One of my co-workers brought me an interesting problem. He had downloaded a page of data from Martindale-Hubbell about a local law firm and was looking for a fairly efficient way to convert that data into something that could be loaded into a database. Fortunately, he found a pay solution involving a commercially-prepared DVD before I spent too much time on the project.
However, I did want to document the kinds of steps that you might take to begin to address a problem like this. Here’s a chunk of the raw data:
ALSTON & BIRD LLP One Atlantic Center 1201 West Peachtree Street Atlanta, Georgia 30309-3424 (DeKalb & Fulton Counties) Telephone: XXX-XXX-XXXX Telecopier: XXX-XXX-XXXX (MAIN OFFICE) PEER REVIEW RATING: AV PRACTICE: Administrative Law, Alternative Dispute Resolution, Antitrust and Trade Regulation... FIRM-PROFILE: Year Established: 1893 FIRM-ALLIANCES: LEX MUNDI PERSONNEL: Members of Firm: Randall [lots more text snipped]
So, how would you begin to tackle this, even on a very basic level? One of the things that jumps out is that there are “fields” that start with a newline, some characters, and end with a colon (“:”) character, for example, “PRACTICE:”, which is then followed by a significant amount of text regarding areas in which the firm practices.

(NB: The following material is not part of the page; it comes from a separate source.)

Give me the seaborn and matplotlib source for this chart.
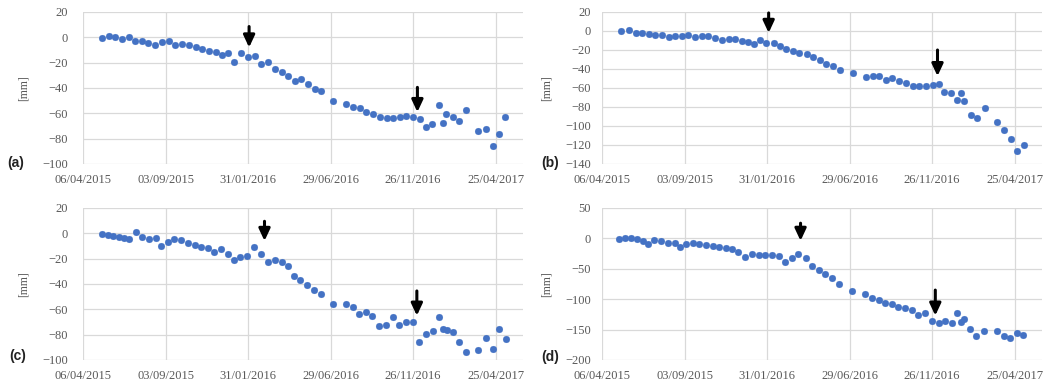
import pandas as pd
import matplotlib
matplotlib.use("Agg")
import matplotlib.pyplot as plt
import seaborn as sns

# Time origin of the displacement series and the date ticks
t0 = "2015-04-06"
tick_labels = ["06/04/2015", "03/09/2015", "31/01/2016", "29/06/2016", "26/11/2016", "25/04/2017"]

# Point (a): acquisition day (days after t0) and LOS displacement [mm]
days_a = [35, 47, 59, 71, 83, 95, 107, 119, 131, 144,
          156, 168, 180, 192, 205, 217, 229, 241, 253, 263,
          274, 288, 300, 312, 324, 336, 349, 361, 373, 385,
          397, 409, 421, 432, 455, 479, 491, 503, 515, 528,
          540, 552, 564, 576, 588, 600, 613, 623, 635, 648,
          654, 660, 672, 684, 697, 719, 733, 745, 757, 767]
disp_a = [-0.5, 1.3, 0.5, -1.3, 0.5, -2.6, -3.2, -4.7, -5.8, -3.9,
          -2.6, -5.8, -5.3, -5.8, -7.4, -9.2, -10.5, -11.8, -13.7, -12.6,
          -19.7, -12.6, -15.8, -14.5, -21, -19.2, -25, -27.6, -30.3, -34.2,
          -32.9, -36.8, -40.8, -42.1, -50, -52.6, -55.3, -55.8, -58.7, -60.5,
          -63.2, -63.7, -63.7, -63.2, -62.4, -62.6, -64.5, -71, -68.4, -53.2,
          -67.9, -60.5, -63.2, -66.3, -57.4, -74.2, -72.4, -86, -76.3, -63.2]

# Point (b)
days_b = [35, 49, 61, 73, 85, 97, 109, 121, 133, 145,
          157, 169, 181, 193, 206, 218, 230, 242, 254, 266,
          277, 287, 299, 313, 323, 335, 347, 359, 372, 384,
          396, 408, 420, 432, 456, 480, 492, 504, 516, 528,
          540, 553, 565, 577, 589, 601, 613, 622, 634, 646,
          653, 658, 670, 682, 696, 719, 731, 743, 755, 767]
disp_b = [-0.3, 0.7, -1.7, -1.7, -3.5, -4.5, -3.8, -6.3, -4.9, -4.9,
          -3.8, -6.3, -4.9, -4.9, -7, -9.8, -8, -8.7, -10.5, -11.5,
          -14, -9.8, -12.2, -12.2, -16, -19.2, -21.3, -22.7, -24.5, -27.3,
          -30.8, -35, -37, -40.6, -43.7, -48.3, -47.6, -47.6, -51.7, -50,
          -52.8, -55.2, -58, -58, -57.7, -57, -56.3, -64, -65, -72.7,
          -65, -73.4, -88.5, -92, -81.5, -95.5, -104, -114, -126, -120]

# Point (c)
days_c = [35, 45, 55, 65, 75, 84, 97, 107, 120, 132,
          142, 154, 166, 178, 191, 203, 215, 227, 239, 251,
          263, 274, 286, 298, 310, 324, 336, 349, 361, 373,
          383, 395, 408, 420, 432, 455, 478, 490, 502, 514,
          526, 539, 551, 563, 575, 587, 600, 611, 624, 636,
          648, 654, 662, 673, 684, 696, 719, 733, 745, 757,
          769]
disp_c = [-0.3, -1.3, -1.8, -2.6, -3.4, -4.7, 1.3, -2.9, -4.7, -3.9,
          -10, -6.8, -4.2, -5.3, -7.4, -9.2, -10.5, -11.8, -14.5, -12.1,
          -16, -21, -18.4, -17.9, -10.8, -16, -22.6, -21.3, -22.6, -25.8,
          -33.7, -37.1, -41, -45, -48.2, -56, -55.5, -58.2, -64, -62.1,
          -65.3, -73.2, -72.4, -66, -72.4, -69.7, -69.7, -85.8, -79.2, -77.1,
          -65.8, -75.3, -76.6, -77.6, -85.8, -93.4, -92.1, -82.9, -91.6, -75.8,
          -83.7]

# Point (d)
days_d = [31, 42, 53, 63, 74, 83, 95, 108, 120, 132,
          142, 152, 165, 177, 189, 201, 213, 225, 236, 248,
          260, 272, 285, 297, 309, 321, 333, 345, 357, 370,
          382, 394, 406, 418, 430, 454, 478, 491, 503, 515,
          527, 539, 551, 563, 575, 588, 600, 612, 624, 636,
          645, 653, 659, 669, 680, 694, 718, 730, 742, 754,
          766]
disp_d = [-0.5, 1.1, 1.1, -1.6, -4.4, -8.7, -2.7, -4.4, -7.1, -8.2,
          -14.2, -9.8, -7.1, -9.8, -10.9, -12.6, -14.2, -15.3, -18, -21.9,
          -30, -26.2, -27.3, -27.9, -27.9, -29, -38.8, -31.7, -25.1, -31.7,
          -45.4, -52.5, -59, -65.6, -74.3, -86.3, -91.8, -97.3, -101.6, -105.5,
          -108.2, -112.6, -114.8, -118, -125.7, -123.5, -136.6, -139.3, -136.6, -139.3,
          -122.9, -138.3, -132.8, -149.2, -160, -151.9, -153, -160, -163.9, -156.3,
          -159]

# Event markers: day, arrow tail value, arrow head value
event_days_a, event_top_a, event_tip_a = [302, 608], [8.5, -39.5], [-8, -59]
event_days_b, event_top_b, event_tip_b = [303, 610], [19, -20], [-2, -47.5]
event_days_c, event_top_c, event_tip_c = [330, 607], [9.5, -45.5], [-6, -65]
event_days_d, event_top_d, event_tip_d = [361, 606], [25, -85], [-4, -127]

# Y axis ranges (min, max, step)
yaxis_a = (-100, 20, 20)
yaxis_b = (-140, 20, 20)
yaxis_c = (-100, 20, 20)
yaxis_d = (-200, 50, 50)

sns.set_theme(style="white")
plt.rcParams["font.family"] = ["Liberation Serif", "DejaVu Serif"]

BLUE = "#4472C4"
GRID = "#d9d9d9"
TXT = "#595959"

origin = pd.Timestamp(t0)
tick_dates = pd.to_datetime(tick_labels, format="%d/%m/%Y")
x_end = origin + pd.Timedelta(days=800)


def to_dates(days):
    return origin + pd.to_timedelta(days, unit="D")


def draw_panel(ax, letter, letter_xy, ypad, days, disp, yaxis, ev_days, ev_top, ev_tip):
    df = pd.DataFrame({"date": to_dates(days), "mm": disp})
    sns.scatterplot(data=df, x="date", y="mm", ax=ax, color=BLUE, s=24,
                    edgecolor=BLUE, linewidth=0.2, zorder=3)
    for d, top, tip in zip(to_dates(ev_days), ev_top, ev_tip):
        ax.annotate("", xy=(d, tip), xytext=(d, top),
                    arrowprops=dict(arrowstyle="-|>,head_width=0.28,head_length=0.6",
                                    lw=2.2, color="black", shrinkA=0, shrinkB=0),
                    zorder=4)
    ymin, ymax, step = yaxis
    ax.set_ylim(ymin, ymax)
    ax.set_yticks(list(range(ymin, ymax + 1, step)))
    ax.set_xlim(origin, x_end)
    ax.set_xticks(tick_dates)
    ax.set_xticklabels(tick_labels)
    ax.grid(True, color=GRID, lw=0.9)
    ax.set_axisbelow(True)
    for s in ax.spines.values():
        s.set_visible(False)
    ax.tick_params(axis="both", length=0, colors=TXT, labelsize=9)
    ax.tick_params(axis="y", pad=ypad)
    ax.tick_params(axis="x", pad=7)
    ax.set_xlabel("")
    ax.set_ylabel("[mm]", fontsize=8.5, color=TXT, labelpad=9)
    fig.text(letter_xy[0], letter_xy[1], letter, fontsize=10, fontweight="bold",
             color="#222222", family=["Liberation Sans", "DejaVu Sans"],
             ha="left", va="center")


fig = plt.figure(figsize=(10.46, 3.86), dpi=100)
W, H = 1046.0, 386.0

ax_a = fig.add_axes([83 / W, 1 - 164 / H, 440 / W, 152 / H])
ax_b = fig.add_axes([602 / W, 1 - 164 / H, 440 / W, 152 / H])
ax_c = fig.add_axes([83 / W, 1 - 360 / H, 440 / W, 152 / H])
ax_d = fig.add_axes([602 / W, 1 - 360 / H, 440 / W, 152 / H])

draw_panel(ax_a, "(a)", (7 / W, 1 - 163 / H), 11, days_a, disp_a, yaxis_a,
           event_days_a, event_top_a, event_tip_a)
draw_panel(ax_b, "(b)", (541 / W, 1 - 163 / H), 8, days_b, disp_b, yaxis_b,
           event_days_b, event_top_b, event_tip_b)
draw_panel(ax_c, "(c)", (9 / W, 1 - 356 / H), 11, days_c, disp_c, yaxis_c,
           event_days_c, event_top_c, event_tip_c)
draw_panel(ax_d, "(d)", (541 / W, 1 - 357 / H), 8, days_d, disp_d, yaxis_d,
           event_days_d, event_top_d, event_tip_d)

fig.savefig("out.png", dpi=100, facecolor="white")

So, to start to play with this problem, you could fire up the interactive python interpreter; I use ipython, but you could use the standard Python shell as well. It’s pretty clear that you’ll need the “re” regular expression module, so import that first and then load up the data that you are going to play with:
mydata = open("/Users/bchapman/Desktop/alstonandbird2.txt").read()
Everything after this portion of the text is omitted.